When historians look back on the tragedy that hit the world in 2020, they’ll say that countries were shut down because they didn’t close their borders. And they’ll ask why.

It won’t be easy to understand why Western powers, seasoned in containing the domino effect of communism, were falling defenseless, one by one, to a virus. Despite the fact that the country it originated in raised the alarm and provided credible solutions to stop it. It won’t be easy for them to understand why a global threat did not generate a global response. How it was possible that Western powers didn’t come together to protect themselves?

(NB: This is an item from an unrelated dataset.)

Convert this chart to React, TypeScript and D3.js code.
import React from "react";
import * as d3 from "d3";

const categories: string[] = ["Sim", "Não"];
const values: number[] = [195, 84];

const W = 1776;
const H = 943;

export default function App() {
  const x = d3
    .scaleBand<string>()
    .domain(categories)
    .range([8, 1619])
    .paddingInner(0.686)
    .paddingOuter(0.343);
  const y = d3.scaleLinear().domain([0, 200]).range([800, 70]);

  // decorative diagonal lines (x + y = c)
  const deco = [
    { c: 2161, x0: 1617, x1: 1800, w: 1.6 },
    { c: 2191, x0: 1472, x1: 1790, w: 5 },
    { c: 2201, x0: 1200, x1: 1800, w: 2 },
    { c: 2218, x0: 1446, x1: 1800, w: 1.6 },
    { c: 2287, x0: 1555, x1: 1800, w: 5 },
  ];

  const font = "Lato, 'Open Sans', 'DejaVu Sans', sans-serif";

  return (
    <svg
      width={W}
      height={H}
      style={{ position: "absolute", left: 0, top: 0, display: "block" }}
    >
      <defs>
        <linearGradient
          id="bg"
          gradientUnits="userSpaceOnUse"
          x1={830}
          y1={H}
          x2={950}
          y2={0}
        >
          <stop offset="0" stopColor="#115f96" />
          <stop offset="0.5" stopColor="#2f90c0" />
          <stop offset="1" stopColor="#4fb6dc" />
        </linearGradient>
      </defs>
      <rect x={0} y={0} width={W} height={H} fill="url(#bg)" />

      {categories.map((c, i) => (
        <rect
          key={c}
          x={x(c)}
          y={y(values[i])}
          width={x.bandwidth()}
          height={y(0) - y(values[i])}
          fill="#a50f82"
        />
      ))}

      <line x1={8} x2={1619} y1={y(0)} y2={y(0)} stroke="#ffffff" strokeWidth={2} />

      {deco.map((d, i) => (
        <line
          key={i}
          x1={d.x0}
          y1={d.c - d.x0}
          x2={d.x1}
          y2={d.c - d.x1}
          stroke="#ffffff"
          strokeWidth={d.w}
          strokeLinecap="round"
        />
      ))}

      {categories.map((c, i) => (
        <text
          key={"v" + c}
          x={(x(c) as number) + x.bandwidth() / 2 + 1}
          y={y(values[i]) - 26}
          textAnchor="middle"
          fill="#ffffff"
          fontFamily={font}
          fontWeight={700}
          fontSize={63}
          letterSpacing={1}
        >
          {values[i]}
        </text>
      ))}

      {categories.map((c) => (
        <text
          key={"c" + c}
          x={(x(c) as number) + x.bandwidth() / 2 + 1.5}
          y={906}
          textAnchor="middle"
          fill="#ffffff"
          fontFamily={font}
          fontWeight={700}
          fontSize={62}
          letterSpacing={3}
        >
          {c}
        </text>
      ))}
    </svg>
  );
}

It will be difficult for historians to understand why they didn’t simultaneously stop flights coming in from China. How it was possible that, in the United States alone, 243,000 passengers arrived from China after they knew about the coronavirus epidemic? It will seem unbelievable that this was happening while China had already stopped transport to and from certain parts of the country, and, in particular, Wuhan. They won’t understand why, despite the high number of cases reported in China, countries strongly interlinked with them didn’t think that they too would suffer an outbreak. That they had learned nothing from viruses like the swine flu that hospitalized 274,304 people and killed 12,469 in just one year in the United States alone. That they hadn’t heeded the warnings from the richest man in the world, Bill Gates, who in 2015 pointed out the risk of viruses becoming deadlier and the lack of global preparation. Nor had they listened to the most powerful man in the world in 2014, Barack Obama, who called on Congress to take measures to anticipate and control a pandemic he predicted could happen within five years.

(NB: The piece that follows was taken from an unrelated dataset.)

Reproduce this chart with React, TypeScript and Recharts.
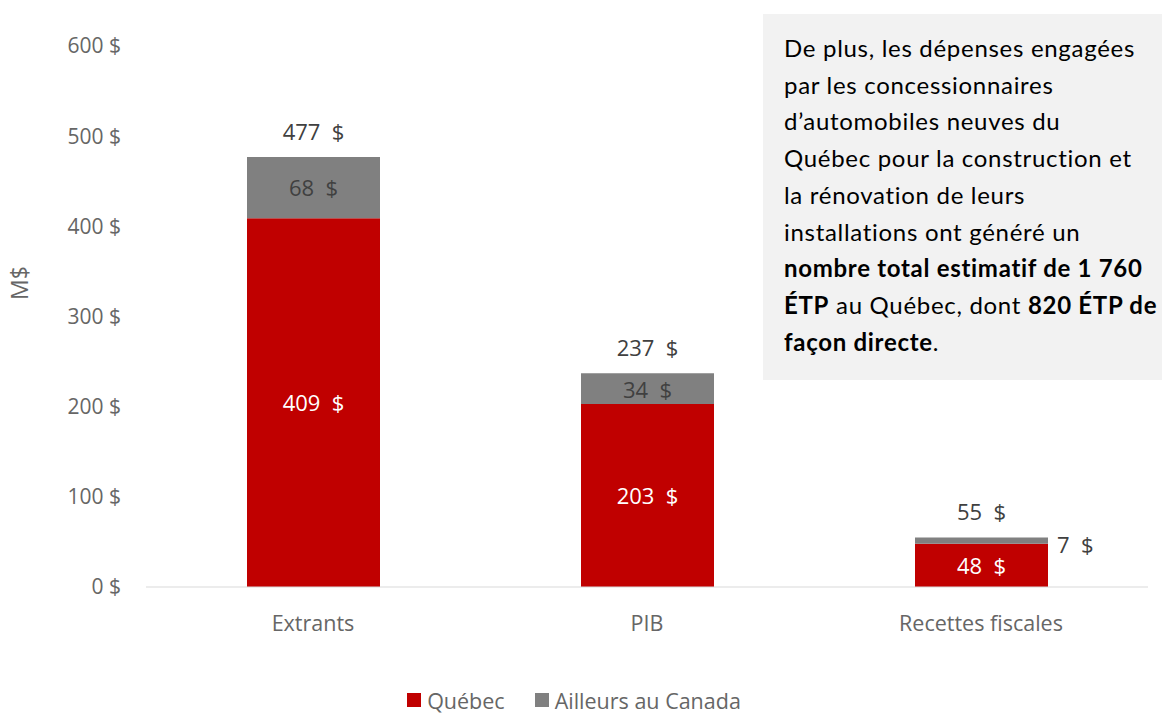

Historians will find various reasons and will surely recognize the importance of two of them, which are closely related: The rejection of scientific evidence and the absence of global leadership. The conservative branch of the government currently in power in the richest and most influential country in the world does not recognize global warming and is in the process of dismantling one of the most fundamental pillars of Western society—respect for science as the most important factor for the progression of humanity. It has turned the devaluation of scientific evidence into a tool, as useful as it is accepted for the political act of populism, which has seen a global rise in recent years.

The world has found itself with a total absence of leadership ever since U.S. populism arrived to uproot the nearly 80-year tradition of the country’s heavy involvement in world affairs and the concept that strong international alliances were modern society’s best possible protection against authoritarian enemies prone to war and systematic crises which, due to globalization, are affecting increasing numbers of countries.

We’re at the stage of blaming China, whose secretive authoritarianism may prove to be the original culprit. But historians are bound to find that responsibility for the tragedy outside of China is shared by certain people, obsessed with building walls against the world, who instead made it more chaotic and insecure.